Oliver Kazunga Senior Business Reporter
ZIMBABWE’S exports in the first five months of the year amounted to $949 million compared to imports valued at $2,07 billion. Latest figures released by the Zimbabwe National Statistics Agency show that the country is heavily skewed towards consumptive products following a significant drop in raw material imports.
During the comparable period last year, Zimbabwe’s exports stood at $1,177 billion. Most of the imports are consumptive products that include cooking oil, soap, sugar, bottled water cell phone handsets, electronics, vehicle spares, and clothing, which account for over 70 percent of the import bill.
On the export side, Zimbabwe is exporting among other products wines, minerals, scrap metal, flue-cured tobacco, beef, and other agricultural produce. Although the country’s trade deficit remains in negative territory, Zimbabwe’s total imports in the first five months declined by 13 percent from $2,38 billion in the corresponding period last year.

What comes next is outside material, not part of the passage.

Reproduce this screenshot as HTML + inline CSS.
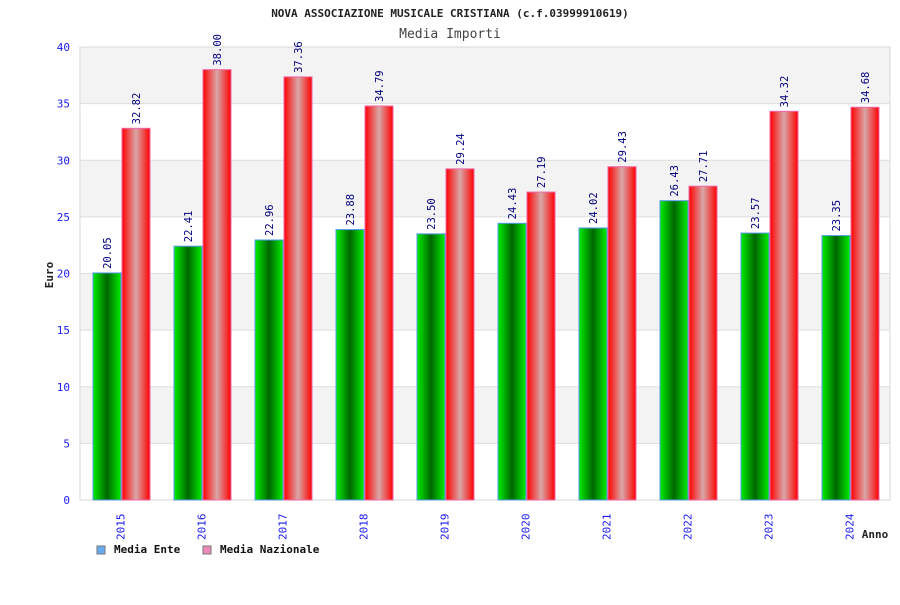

Early this year, Industry and Commerce Minister Mike Bimha announced that the government had tightened screws on import permits to protect local industry against the influx of cheap imported products.
The tightening of screws on import permits implies that the government now issues import licences depending on the availability of certain products on the local market and the capacity of local industry to produce.
In 2015, Zimbabwe closed the year with exports amounting to $2.7 billion against imports of $6 billion, showing a $3.3 billion trade deficit. Since 2012, Zimbabwe’s exports have declined from $3.9 billion while imports have also receded from $7.5 billion.
The decline is largely attributable to the continued weakening of commodity prices that make up the bulk of Zimbabwe’s exports in recent years. Following the adoption of a multicurrency system in February 2009, Zimbabwe has become a net importer of finished goods such as clothing and footwear, food and automobile products.
This is on the back of low industrial capacity utilisation by the local manufacturing sector, which according to the Confederation of Zimbabwe Industries (CZI), is operating at 34,3 percent owing to challenges that include lack of working capital, obsolete equipment and stiff competition from imports.